**WHAT THE TASK ASKS**
Starting with the first line below, extract each line through the one that contains "const seriesNames = ['Australian", inclusive, excluding pictures.

**DATA SECTION**
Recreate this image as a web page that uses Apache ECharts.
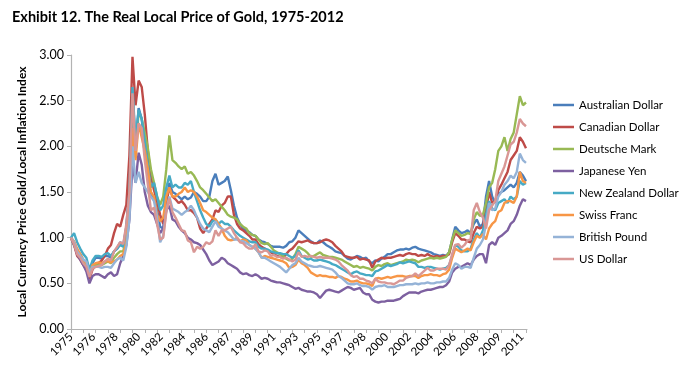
<!DOCTYPE html>
<html><head><meta charset="utf-8">
<script src="https://cdn.jsdelivr.net/npm/echarts@6/dist/echarts.min.js"></script>
<style>html,body{margin:0;padding:0;background:#fff}#c{width:680px;height:387px}</style>
</head><body><div id="c"></div>
<script>
const startYear = 1975;
const monthCount = 446;   // Jan 1975 .. Feb 2012 (monthly categories)
const sampleStep = 3;     // one read value every 3 months
const xTickLabels = ['1975','1976','1978','1980','1982','1984','1986','1987','1989','1991','1993','1995','1997','1998','2000','2002','2004','2006','2008','2009','2011'];
const yTickLabels = ['0.00','0.50','1.00','1.50','2.00','2.50','3.00'];
const seriesNames = ['Australian Dollar','Canadian Dollar','Deutsche Mark','Japanese Yen','New Zealand Dollar','Swiss Franc','British Pound','US Dollar'];

// quarterly readings, 1975 Q1 .. 2012 Q1
const australianDollar = [
1.00,0.95,0.86,0.82, 0.75,0.70,0.60,0.72, 0.78,0.78,0.77,0.80, 0.80,0.78,0.85,0.88, 0.95,0.92,1.12,1.55,
2.62,2.00,2.42,2.30, 2.00,1.70,1.45,1.45, 1.30,1.12,1.10,1.40, 1.60,1.50,1.48,1.45, 1.42,1.45,1.42,1.44,
1.50,1.48,1.45,1.40, 1.40,1.45,1.62,1.70, 1.58,1.60,1.62,1.67, 1.52,1.35,1.22,1.15, 1.10,1.08,1.06,1.03,
1.02,0.98,0.96,0.95, 0.93,0.91,0.90,0.90, 0.90,0.89,0.91,0.95, 0.96,1.00,1.08,1.05, 1.02,0.99,0.96,0.94,
0.94,0.97,0.95,0.92, 0.90,0.88,0.85,0.84, 0.83,0.80,0.77,0.76, 0.78,0.80,0.79,0.77, 0.78,0.74,0.72,0.75,
0.74,0.77,0.79,0.82, 0.82,0.84,0.86,0.87, 0.87,0.88,0.87,0.89, 0.90,0.88,0.87,0.86, 0.85,0.84,0.82,0.81,
0.80,0.81,0.80,0.84, 0.98,1.12,1.08,1.05, 1.06,1.08,1.05,1.15, 1.20,1.12,1.15,1.45, 1.62,1.45,1.38,1.48,
1.50,1.52,1.55,1.58, 1.55,1.60,1.72,1.68, 1.62];
const canadianDollar = [
1.00,0.92,0.80,0.76, 0.70,0.65,0.55,0.65, 0.70,0.72,0.75,0.80, 0.88,0.92,1.05,1.15, 1.12,1.25,1.36,1.90,
2.98,2.45,2.72,2.65, 2.35,1.95,1.68,1.52, 1.40,1.25,1.15,1.38, 1.55,1.45,1.42,1.38, 1.40,1.36,1.30,1.30,
1.27,1.22,1.10,1.05, 1.10,1.15,1.20,1.30, 1.28,1.35,1.38,1.45, 1.45,1.25,1.15,1.10, 1.08,1.05,1.02,0.98,
0.98,0.93,0.90,0.88, 0.86,0.84,0.82,0.80, 0.79,0.78,0.82,0.86, 0.88,0.92,0.96,0.95, 0.96,0.97,0.95,0.94,
0.94,0.95,0.97,0.98, 0.97,0.95,0.91,0.88, 0.85,0.80,0.79,0.78, 0.78,0.79,0.76,0.77, 0.76,0.75,0.67,0.74,
0.76,0.78,0.77,0.78, 0.78,0.79,0.80,0.81, 0.80,0.82,0.83,0.82, 0.82,0.80,0.81,0.80, 0.82,0.80,0.79,0.80,
0.79,0.80,0.80,0.82, 0.95,1.05,1.02,0.98, 0.98,0.96,0.95,1.05, 1.12,1.10,1.12,1.30, 1.50,1.38,1.40,1.52,
1.58,1.65,1.72,1.85, 1.90,1.95,2.10,2.05, 1.98];
const deutscheMark = [
1.00,0.92,0.85,0.80, 0.74,0.70,0.60,0.68, 0.70,0.70,0.70,0.72, 0.74,0.72,0.78,0.82, 0.85,0.85,1.02,1.40,
2.35,1.95,2.38,2.30, 2.15,1.98,1.75,1.60, 1.45,1.36,1.45,1.75, 2.12,1.85,1.82,1.78, 1.75,1.78,1.70,1.72,
1.68,1.62,1.55,1.52, 1.48,1.44,1.40,1.42, 1.38,1.34,1.30,1.25, 1.23,1.22,1.20,1.15, 1.12,1.10,1.05,1.03,
1.02,0.98,0.94,0.93, 0.94,0.90,0.86,0.84, 0.82,0.80,0.77,0.75, 0.77,0.82,0.90,0.88, 0.86,0.83,0.79,0.80,
0.82,0.84,0.81,0.80, 0.79,0.79,0.78,0.77, 0.76,0.74,0.72,0.70, 0.68,0.69,0.67,0.68, 0.67,0.66,0.64,0.68,
0.70,0.69,0.71,0.72, 0.70,0.71,0.72,0.73, 0.74,0.76,0.75,0.76, 0.75,0.73,0.75,0.76, 0.77,0.78,0.77,0.78,
0.77,0.78,0.79,0.84, 0.98,1.08,1.05,1.02, 1.03,1.05,1.04,1.20, 1.28,1.24,1.25,1.38, 1.55,1.60,1.75,1.95,
2.00,2.10,1.95,2.08, 2.15,2.35,2.55,2.45, 2.48];
const japaneseYen = [
1.00,0.92,0.82,0.76, 0.70,0.63,0.50,0.58, 0.60,0.60,0.58,0.56, 0.60,0.62,0.58,0.60, 0.72,0.80,0.92,1.20,
1.80,1.60,1.93,1.80, 1.50,1.35,1.28,1.25, 1.15,1.05,1.10,1.30, 1.35,1.20,1.18,1.12, 1.08,1.05,1.00,0.98,
0.95,0.94,0.92,0.87, 0.82,0.75,0.70,0.72, 0.74,0.78,0.76,0.72, 0.70,0.68,0.66,0.62, 0.60,0.61,0.59,0.58,
0.60,0.58,0.55,0.56, 0.55,0.53,0.52,0.51, 0.51,0.50,0.49,0.48, 0.46,0.44,0.45,0.43, 0.42,0.41,0.41,0.40,
0.38,0.34,0.38,0.42, 0.43,0.42,0.41,0.40, 0.42,0.44,0.46,0.45, 0.43,0.44,0.45,0.40, 0.38,0.38,0.32,0.30,
0.29,0.30,0.30,0.31, 0.31,0.31,0.32,0.33, 0.36,0.38,0.40,0.40, 0.40,0.39,0.41,0.42, 0.43,0.43,0.44,0.45,
0.46,0.46,0.48,0.52, 0.62,0.66,0.68,0.68, 0.70,0.72,0.70,0.76, 0.80,0.82,0.82,0.72, 0.92,0.95,0.92,1.00,
1.02,1.05,1.08,1.15, 1.18,1.25,1.35,1.42, 1.40];
const newZealandDollar = [
1.00,1.05,0.95,0.88, 0.82,0.78,0.65,0.75, 0.80,0.80,0.79,0.82, 0.83,0.80,0.85,0.88, 0.92,0.90,1.10,1.50,
2.65,2.05,2.40,2.30, 2.05,1.80,1.55,1.60, 1.45,1.30,1.35,1.55, 1.68,1.55,1.58,1.55, 1.55,1.60,1.58,1.62,
1.50,1.40,1.30,1.22, 1.15,1.12,1.18,1.20, 1.15,1.18,1.15,1.15, 1.12,1.08,1.05,1.02, 1.00,0.98,0.96,0.95,
0.95,0.90,0.88,0.88, 0.87,0.85,0.84,0.83, 0.83,0.82,0.82,0.80, 0.78,0.80,0.86,0.80, 0.78,0.76,0.77,0.75,
0.75,0.76,0.75,0.74, 0.73,0.71,0.70,0.68, 0.66,0.64,0.62,0.60, 0.62,0.63,0.61,0.60, 0.59,0.59,0.58,0.63,
0.64,0.66,0.68,0.70, 0.69,0.70,0.71,0.73, 0.72,0.73,0.74,0.73, 0.72,0.68,0.68,0.67, 0.68,0.68,0.67,0.66,
0.65,0.66,0.67,0.70, 0.80,0.92,0.90,0.86, 0.85,0.85,0.88,0.98, 1.05,1.00,1.08,1.25, 1.40,1.32,1.30,1.38,
1.40,1.42,1.38,1.45, 1.42,1.45,1.62,1.58, 1.60];
const swissFranc = [
1.00,0.96,0.88,0.82, 0.76,0.72,0.60,0.70, 0.72,0.73,0.72,0.74, 0.74,0.73,0.74,0.76, 0.80,0.82,0.95,1.35,
2.20,1.85,2.25,2.10, 1.95,1.75,1.50,1.45, 1.25,1.18,1.22,1.45, 1.55,1.45,1.45,1.48, 1.50,1.55,1.50,1.52,
1.50,1.45,1.38,1.30, 1.28,1.25,1.22,1.20, 1.15,1.10,1.02,0.98, 0.97,0.98,1.00,0.96, 0.98,0.97,0.92,0.90,
0.88,0.84,0.78,0.80, 0.79,0.78,0.77,0.76, 0.75,0.74,0.72,0.67, 0.68,0.70,0.76,0.72, 0.70,0.67,0.62,0.60,
0.58,0.59,0.58,0.58, 0.57,0.57,0.56,0.58, 0.57,0.55,0.54,0.52, 0.52,0.53,0.51,0.50, 0.50,0.49,0.47,0.55,
0.56,0.55,0.56,0.57, 0.56,0.57,0.58,0.58, 0.58,0.57,0.58,0.58, 0.58,0.56,0.58,0.59, 0.59,0.60,0.59,0.59,
0.58,0.60,0.61,0.65, 0.78,0.88,0.86,0.84, 0.86,0.88,0.86,0.95, 1.02,1.00,1.04,0.98, 1.10,1.15,1.18,1.28,
1.30,1.38,1.40,1.40, 1.38,1.45,1.72,1.62, 1.60];
const britishPound = [
1.00,0.95,0.85,0.80, 0.76,0.74,0.62,0.68, 0.68,0.68,0.67,0.68, 0.68,0.67,0.72,0.76, 0.78,0.75,0.90,1.20,
2.00,1.60,1.72,1.60, 1.55,1.50,1.45,1.40, 1.22,0.95,1.02,1.30, 1.45,1.32,1.30,1.28, 1.25,1.28,1.30,1.35,
1.30,1.22,1.15,1.10, 1.08,1.06,1.12,1.18, 1.12,1.10,1.08,1.06, 1.02,0.98,0.98,0.96, 0.96,0.94,0.92,0.90,
0.88,0.84,0.78,0.78, 0.76,0.74,0.72,0.70, 0.68,0.65,0.62,0.66, 0.70,0.72,0.78,0.74, 0.72,0.70,0.69,0.68,
0.68,0.69,0.68,0.67, 0.66,0.65,0.62,0.58, 0.56,0.53,0.50,0.49, 0.49,0.50,0.48,0.47, 0.47,0.46,0.43,0.46,
0.47,0.47,0.48,0.46, 0.46,0.46,0.47,0.48, 0.48,0.49,0.49,0.49, 0.50,0.49,0.50,0.50, 0.51,0.50,0.50,0.51,
0.51,0.52,0.52,0.56, 0.65,0.72,0.70,0.66, 0.68,0.68,0.67,0.78, 0.88,0.92,0.98,1.15, 1.38,1.30,1.32,1.45,
1.50,1.58,1.62,1.68, 1.65,1.72,1.92,1.85, 1.82];
const usDollar = [
1.00,0.93,0.82,0.78, 0.72,0.68,0.57,0.66, 0.68,0.69,0.70,0.74, 0.77,0.75,0.85,0.90, 0.95,0.93,1.15,1.50,
2.58,1.95,2.25,2.20, 1.85,1.58,1.30,1.33, 1.15,0.98,1.00,1.28, 1.43,1.28,1.22,1.15, 1.08,1.07,0.97,0.95,
0.84,0.90,0.88,0.90, 0.95,0.93,0.96,1.08, 1.02,1.08,1.08,1.10, 1.12,1.05,1.00,0.95, 0.94,0.90,0.88,0.88,
0.93,0.85,0.84,0.86, 0.85,0.80,0.81,0.79, 0.79,0.77,0.78,0.76, 0.74,0.76,0.84,0.79, 0.80,0.79,0.80,0.79,
0.78,0.79,0.78,0.78, 0.78,0.77,0.76,0.74, 0.70,0.67,0.64,0.59, 0.57,0.58,0.55,0.55, 0.53,0.52,0.50,0.55,
0.52,0.51,0.51,0.50, 0.50,0.49,0.51,0.53, 0.53,0.56,0.57,0.58, 0.61,0.58,0.61,0.64, 0.67,0.64,0.64,0.66,
0.66,0.66,0.65,0.70, 0.82,0.92,0.93,0.89, 0.92,0.97,0.98,1.30, 1.38,1.28,1.22,1.10, 1.30,1.35,1.40,1.62,
1.70,1.78,1.90,2.02, 2.05,2.15,2.30,2.25, 2.22];

const seriesValues = [australianDollar, canadianDollar, deutscheMark, japaneseYen, newZealandDollar, swissFranc, britishPound, usDollar];
const seriesColors = ['#4A7EBB','#BE4B48','#98B954','#7D60A0','#46AAC5','#F79646','#95B3D7','#D99795'];

const categories = [];
for (let m = 0; m < monthCount; m++) {
  categories.push((startYear + Math.floor(m / 12)) + '-' + String(m % 12 + 1).padStart(2, '0'));
}
function toMonthly(vals) {
  const out = new Array(monthCount).fill(null);
  vals.forEach((v, i) => { out[i * sampleStep] = v; });
  return out;
}

const chart = echarts.init(document.getElementById('c'), null, {renderer: 'canvas'});
const FONT = 'Lato, "Open Sans", sans-serif';
chart.setOption({
  animation: false,
  backgroundColor: '#ffffff',
  textStyle: {fontFamily: FONT},
  title: {
    text: 'Exhibit 12. The Real Local Price of Gold, 1975-2012',
    left: 7, top: 5,
    textStyle: {fontFamily: FONT, fontSize: 14.5, fontWeight: 'bold', color: '#000'}
  },
  legend: {
    orient: 'vertical', left: 553, top: 98, padding: 0,
    itemWidth: 21, itemHeight: 14, itemGap: 8,
    icon: 'path://M0,6 L21,6 L21,8.5 L0,8.5 Z',
    textStyle: {fontFamily: FONT, fontSize: 11.5, color: '#000', lineHeight: 14, height: 14},
    data: seriesNames
  },
  grid: {left: 71, right: 153, top: 55, bottom: 58, containLabel: false},
  xAxis: {
    type: 'category', data: categories, boundaryGap: false,
    axisLine: {lineStyle: {color: '#b3b3b3', width: 1.2}},
    axisTick: {interval: 11, length: 4, lineStyle: {color: '#b3b3b3'}},
    axisLabel: {
      interval: 21, rotate: 45, fontSize: 11.5, color: '#000', fontFamily: FONT, margin: 6,
      formatter: (v, i) => xTickLabels[Math.round(i / 22)] || ''
    },
    splitLine: {show: false}
  },
  yAxis: {
    type: 'value', min: 0, max: 3, interval: 0.5,
    name: 'Local Currency Price Gold/Local Inflation Index',
    nameLocation: 'middle', nameGap: 38, nameRotate: 90,
    nameTextStyle: {fontFamily: FONT, fontSize: 12, fontWeight: 'bold', color: '#000'},
    axisLine: {show: true, lineStyle: {color: '#b3b3b3', width: 1.2}},
    axisTick: {show: true, length: 4, lineStyle: {color: '#b3b3b3'}},
    axisLabel: {fontSize: 12.5, color: '#000', fontFamily: FONT, margin: 7,
      formatter: v => yTickLabels[Math.round(v / 0.5)]},
    splitLine: {show: false}
  },
  series: seriesNames.map((name, i) => ({
    name, type: 'line', data: toMonthly(seriesValues[i]),
    connectNulls: true, symbol: 'none', smooth: false,
    color: seriesColors[i],
    lineStyle: {width: 2.4, color: seriesColors[i]},
    itemStyle: {color: seriesColors[i]}
  }))
});
</script></body></html>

**TASK SOLUTION**
Recreate this image as a web page that uses Apache ECharts.
<!DOCTYPE html>
<html><head><meta charset="utf-8">
<script src="https://cdn.jsdelivr.net/npm/echarts@6/dist/echarts.min.js"></script>
<style>html,body{margin:0;padding:0;background:#fff}#c{width:680px;height:387px}</style>
</head><body><div id="c"></div>
<script>
const startYear = 1975;
const monthCount = 446;   // Jan 1975 .. Feb 2012 (monthly categories)
const sampleStep = 3;     // one read value every 3 months
const xTickLabels = ['1975','1976','1978','1980','1982','1984','1986','1987','1989','1991','1993','1995','1997','1998','2000','2002','2004','2006','2008','2009','2011'];
const yTickLabels = ['0.00','0.50','1.00','1.50','2.00','2.50','3.00'];
const seriesNames = ['Australian Dollar','Canadian Dollar','Deutsche Mark','Japanese Yen','New Zealand Dollar','Swiss Franc','British Pound','US Dollar'];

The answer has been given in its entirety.